Exercise description:
Give the data below again exactly as written, without its pictures.
-- Start Dataset content --
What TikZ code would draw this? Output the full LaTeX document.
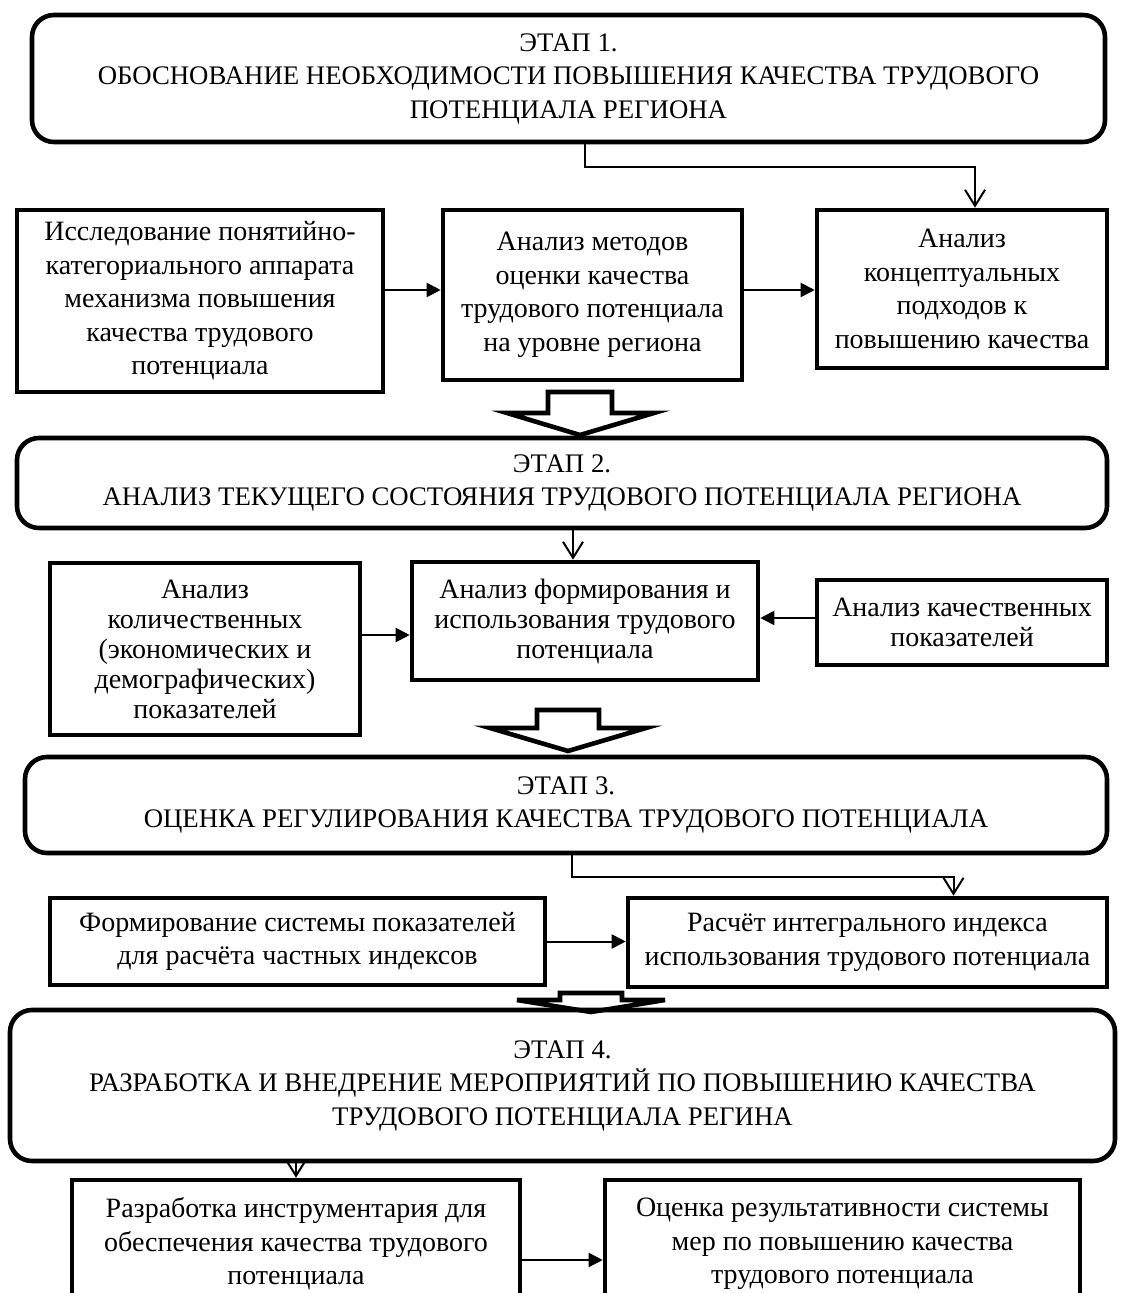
\documentclass[tikz,border=0pt]{standalone}
\usepackage{fontspec}
\setmainfont{Liberation Serif}
\usetikzlibrary{arrows.meta}
\begin{document}
\begin{tikzpicture}
% Stages of raising the quality of the labour potential
\def\px{0.5pt}
\providecommand{\boxLineWidth}{2.3pt}
\providecommand{\linkLineWidth}{1pt}
\providecommand{\stageRadius}{11pt}
\providecommand{\textSize}{\fontsize{14pt}{16.75pt}\selectfont}
\providecommand{\tightSize}{\fontsize{14pt}{15pt}\selectfont}
\providecommand{\stageSize}{\fontsize{13.4pt}{16.75pt}\selectfont}
\begin{scope}[x=\px, y=-\px, line join=miter,
  every node/.style={font=\textSize, align=center, inner sep=0pt},
  stagebox/.style={draw, font=\stageSize, line width=\boxLineWidth, rounded corners=\stageRadius},
  taskbox/.style={draw, line width=\boxLineWidth},
  feed/.style={line width=\linkLineWidth, -{Triangle[length=7pt,width=7pt]}},
  drop/.style={line width=\linkLineWidth, -{Straight Barb[length=8pt,width=10pt]}},
  hollow/.style={draw, line width=\boxLineWidth, fill=white}]
  \useasboundingbox (0,0) rectangle (1122,1293);
  \clip (0,0) rectangle (1122,1293);
  % Stage 1
  \node[stagebox, minimum width=1073*\px, minimum height=127*\px] (stage1) at (568.5,78.5)
    {ЭТАП 1.\\ОБОСНОВАНИЕ НЕОБХОДИМОСТИ ПОВЫШЕНИЯ КАЧЕСТВА ТРУДОВОГО\\ПОТЕНЦИАЛА РЕГИОНА};
  \node[taskbox, minimum width=366*\px, minimum height=182*\px] (concepts) at (200,301)
    {Исследование понятийно-\\категориального аппарата\\механизма повышения\\качества трудового\\потенциала};
  \node[taskbox, minimum width=299*\px, minimum height=170*\px] (methods) at (592.5,295)
    {Анализ методов\\оценки качества\\трудового потенциала\\на уровне региона};
  \node[taskbox, minimum width=290*\px, minimum height=158*\px] (approaches) at (962,289)
    {Анализ\\концептуальных\\подходов к\\повышению качества};
  \draw[drop] ([xshift=8pt]stage1.south) -- ++(0,23) -| ([xshift=6.5pt]approaches.north);
  \draw[feed] ([yshift=5.5pt]concepts.east) -- ([yshift=5.5pt]concepts.east -| methods.west);
  \draw[feed] ([yshift=2.5pt]methods.east) -- ([yshift=2.5pt]methods.east -| approaches.west);
  \draw[hollow] (548,392) -- (548,413) -- (507,413) -- (580,435) -- (654,413) -- (612,413) -- (612,392) -- cycle;
  % Stage 2
  \node[stagebox, minimum width=1090*\px, minimum height=90*\px] (stage2) at (562,483)
    {ЭТАП 2.\\АНАЛИЗ ТЕКУЩЕГО СОСТОЯНИЯ ТРУДОВОГО ПОТЕНЦИАЛА РЕГИОНА};
  \node[taskbox, font=\tightSize, minimum width=310*\px, minimum height=172*\px] (quantity) at (205,649)
    {Анализ\\количественных\\(экономических и\\демографических)\\показателей};
  \node[taskbox, font=\tightSize, minimum width=346*\px, minimum height=118*\px] (usage) at (585,621)
    {Анализ формирования и\\использования трудового\\потенциала};
  \node[taskbox, font=\tightSize, minimum width=290*\px, minimum height=85*\px] (quality) at (962,622.5)
    {Анализ качественных\\показателей};
  \draw[drop] ([xshift=-6pt]usage.north |- stage2.south) -- ([xshift=-6pt]usage.north);
  \draw[feed] ([yshift=7pt]quantity.east) -- ([yshift=7pt]quantity.east -| usage.west);
  \draw[feed] ([yshift=2.25pt]quality.west) -- ([yshift=2.25pt]quality.west -| usage.east);
  \draw[hollow] (537,710) -- (537,728) -- (490,728) -- (568,751) -- (646,728) -- (599,728) -- (599,710) -- cycle;
  % Stage 3
  \node[stagebox, minimum width=1082*\px, minimum height=96*\px] (stage3) at (566,805)
    {ЭТАП 3.\\ОЦЕНКА РЕГУЛИРОВАНИЯ КАЧЕСТВА ТРУДОВОГО ПОТЕНЦИАЛА};
  \node[taskbox, minimum width=495*\px, minimum height=87*\px] (indicators) at (297.5,941.5)
    {Формирование системы показателей\\для расчёта частных индексов};
  \node[taskbox, minimum width=479*\px, minimum height=89*\px] (integral) at (867.5,942.5)
    {Расчёт интегрального индекса\\использования трудового потенциала};
  \draw[drop] ([xshift=3pt]stage3.south) -- ++(0,22) -| ([xshift=43pt]integral.north);
  \draw[feed] (indicators.east) -- (indicators.east -| integral.west);
  \draw[hollow] (560,993) -- (560,1000) -- (517,1000) -- (591,1012) -- (665,1000) -- (622,1000) -- (622,993) -- cycle;
  % Stage 4
  \node[stagebox, minimum width=1105*\px, minimum height=151*\px] (stage4) at (562.5,1085.5)
    {ЭТАП 4.\\РАЗРАБОТКА И ВНЕДРЕНИЕ МЕРОПРИЯТИЙ ПО ПОВЫШЕНИЮ КАЧЕСТВА\\ТРУДОВОГО ПОТЕНЦИАЛА РЕГИНА};
  \node[taskbox, minimum width=448*\px, minimum height=128*\px] (tools) at (296,1244)
    {Разработка инструментария для\\обеспечения качества трудового\\потенциала};
  \node[taskbox, minimum width=475*\px, minimum height=128*\px] (results) at (842.5,1244)
    {Оценка результативности системы\\мер по повышению качества\\трудового потенциала};
  \draw[drop] (stage4.south -| tools.north) -- (tools.north);
  \draw[feed] ([yshift=-8pt]tools.east) -- ([yshift=-8pt]tools.east -| results.west);
\end{scope}
\end{tikzpicture}
\end{document}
-- End Dataset content --
Final result:
What TikZ code would draw this? Output the full LaTeX document.
\documentclass[tikz,border=0pt]{standalone}
\usepackage{fontspec}
\setmainfont{Liberation Serif}
\usetikzlibrary{arrows.meta}
\begin{document}
\begin{tikzpicture}
% Stages of raising the quality of the labour potential
\def\px{0.5pt}
\providecommand{\boxLineWidth}{2.3pt}
\providecommand{\linkLineWidth}{1pt}
\providecommand{\stageRadius}{11pt}
\providecommand{\textSize}{\fontsize{14pt}{16.75pt}\selectfont}
\providecommand{\tightSize}{\fontsize{14pt}{15pt}\selectfont}
\providecommand{\stageSize}{\fontsize{13.4pt}{16.75pt}\selectfont}
\begin{scope}[x=\px, y=-\px, line join=miter,
  every node/.style={font=\textSize, align=center, inner sep=0pt},
  stagebox/.style={draw, font=\stageSize, line width=\boxLineWidth, rounded corners=\stageRadius},
  taskbox/.style={draw, line width=\boxLineWidth},
  feed/.style={line width=\linkLineWidth, -{Triangle[length=7pt,width=7pt]}},
  drop/.style={line width=\linkLineWidth, -{Straight Barb[length=8pt,width=10pt]}},
  hollow/.style={draw, line width=\boxLineWidth, fill=white}]
  \useasboundingbox (0,0) rectangle (1122,1293);
  \clip (0,0) rectangle (1122,1293);
  % Stage 1
  \node[stagebox, minimum width=1073*\px, minimum height=127*\px] (stage1) at (568.5,78.5)
    {ЭТАП 1.\\ОБОСНОВАНИЕ НЕОБХОДИМОСТИ ПОВЫШЕНИЯ КАЧЕСТВА ТРУДОВОГО\\ПОТЕНЦИАЛА РЕГИОНА};
  \node[taskbox, minimum width=366*\px, minimum height=182*\px] (concepts) at (200,301)
    {Исследование понятийно-\\категориального аппарата\\механизма повышения\\качества трудового\\потенциала};
  \node[taskbox, minimum width=299*\px, minimum height=170*\px] (methods) at (592.5,295)
    {Анализ методов\\оценки качества\\трудового потенциала\\на уровне региона};
  \node[taskbox, minimum width=290*\px, minimum height=158*\px] (approaches) at (962,289)
    {Анализ\\концептуальных\\подходов к\\повышению качества};
  \draw[drop] ([xshift=8pt]stage1.south) -- ++(0,23) -| ([xshift=6.5pt]approaches.north);
  \draw[feed] ([yshift=5.5pt]concepts.east) -- ([yshift=5.5pt]concepts.east -| methods.west);
  \draw[feed] ([yshift=2.5pt]methods.east) -- ([yshift=2.5pt]methods.east -| approaches.west);
  \draw[hollow] (548,392) -- (548,413) -- (507,413) -- (580,435) -- (654,413) -- (612,413) -- (612,392) -- cycle;
  % Stage 2
  \node[stagebox, minimum width=1090*\px, minimum height=90*\px] (stage2) at (562,483)
    {ЭТАП 2.\\АНАЛИЗ ТЕКУЩЕГО СОСТОЯНИЯ ТРУДОВОГО ПОТЕНЦИАЛА РЕГИОНА};
  \node[taskbox, font=\tightSize, minimum width=310*\px, minimum height=172*\px] (quantity) at (205,649)
    {Анализ\\количественных\\(экономических и\\демографических)\\показателей};
  \node[taskbox, font=\tightSize, minimum width=346*\px, minimum height=118*\px] (usage) at (585,621)
    {Анализ формирования и\\использования трудового\\потенциала};
  \node[taskbox, font=\tightSize, minimum width=290*\px, minimum height=85*\px] (quality) at (962,622.5)
    {Анализ качественных\\показателей};
  \draw[drop] ([xshift=-6pt]usage.north |- stage2.south) -- ([xshift=-6pt]usage.north);
  \draw[feed] ([yshift=7pt]quantity.east) -- ([yshift=7pt]quantity.east -| usage.west);
  \draw[feed] ([yshift=2.25pt]quality.west) -- ([yshift=2.25pt]quality.west -| usage.east);
  \draw[hollow] (537,710) -- (537,728) -- (490,728) -- (568,751) -- (646,728) -- (599,728) -- (599,710) -- cycle;
  % Stage 3
  \node[stagebox, minimum width=1082*\px, minimum height=96*\px] (stage3) at (566,805)
    {ЭТАП 3.\\ОЦЕНКА РЕГУЛИРОВАНИЯ КАЧЕСТВА ТРУДОВОГО ПОТЕНЦИАЛА};
  \node[taskbox, minimum width=495*\px, minimum height=87*\px] (indicators) at (297.5,941.5)
    {Формирование системы показателей\\для расчёта частных индексов};
  \node[taskbox, minimum width=479*\px, minimum height=89*\px] (integral) at (867.5,942.5)
    {Расчёт интегрального индекса\\использования трудового потенциала};
  \draw[drop] ([xshift=3pt]stage3.south) -- ++(0,22) -| ([xshift=43pt]integral.north);
  \draw[feed] (indicators.east) -- (indicators.east -| integral.west);
  \draw[hollow] (560,993) -- (560,1000) -- (517,1000) -- (591,1012) -- (665,1000) -- (622,1000) -- (622,993) -- cycle;
  % Stage 4
  \node[stagebox, minimum width=1105*\px, minimum height=151*\px] (stage4) at (562.5,1085.5)
    {ЭТАП 4.\\РАЗРАБОТКА И ВНЕДРЕНИЕ МЕРОПРИЯТИЙ ПО ПОВЫШЕНИЮ КАЧЕСТВА\\ТРУДОВОГО ПОТЕНЦИАЛА РЕГИНА};
  \node[taskbox, minimum width=448*\px, minimum height=128*\px] (tools) at (296,1244)
    {Разработка инструментария для\\обеспечения качества трудового\\потенциала};
  \node[taskbox, minimum width=475*\px, minimum height=128*\px] (results) at (842.5,1244)
    {Оценка результативности системы\\мер по повышению качества\\трудового потенциала};
  \draw[drop] (stage4.south -| tools.north) -- (tools.north);
  \draw[feed] ([yshift=-8pt]tools.east) -- ([yshift=-8pt]tools.east -| results.west);
\end{scope}
\end{tikzpicture}
\end{document}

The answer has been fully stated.